The Americans: I didn’t think I could get into a show about Russian secret agents living in America during the Reagan years, but I was wrong. At times it was a little funky, but the acting performances by the two leads is terrific and help carry the show along.

Masters Of Sex: Did you know there are four stages of human sexual response?

Excitement phase (initial arousal)
Plateau phase (at full arousal, but not yet at orgasm)
Orgasm
Resolution phase (after orgasm

If you loved Lizzy Caplan in Party Down then you won’t be disappointed with this new HBO series. Michael Sheen is always impressive in everything he does and he plays the cold and obsessed Dr. William Masters to the tee. While not all the character arcs shine, the relationship between Barton Scully and his wife Margaret, was the clearcut winner.

Doctor Who: The Day of The Doctor was a terrific romp for Who's 50th anniversary and the end of 2013 brought Matt Smith's Doctor to a close. Who's Christmas special, The Time of the Doctor broke all the viewing records fin the U.K for Christmas.
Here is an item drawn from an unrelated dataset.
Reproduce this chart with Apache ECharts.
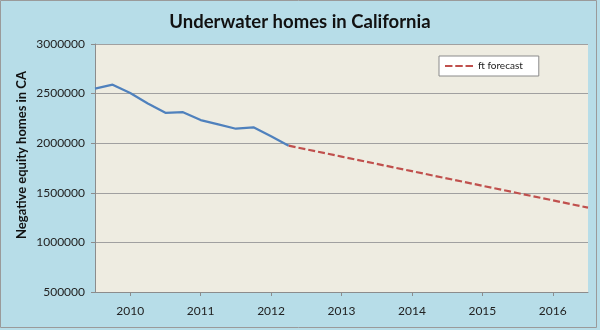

I can't wait to see how Peter Capaldi handles the role.

Burn Notice wrapped up its TV life with another excellent season for Michael Weston and his crew. Even after seven seasons, the show never slowed down or lost its focus.

Supernatural: I'm sorry, but the Winchester boys are still at the top of their game fighting monsters, demons, Lucifer, angels and everyone else. I've been waiting for it to get stale, but instead it keeps reinventing itself. Originally it worked more like a Buffy ripoff, but now it's got its own mythology to hang its hat on.

OK, these are mine in no discernible order. Please add yours to my list because I'm only one man. (Oh, I so wanted to be able to put Dexter on the list for 2013, but the writers simply blew it.)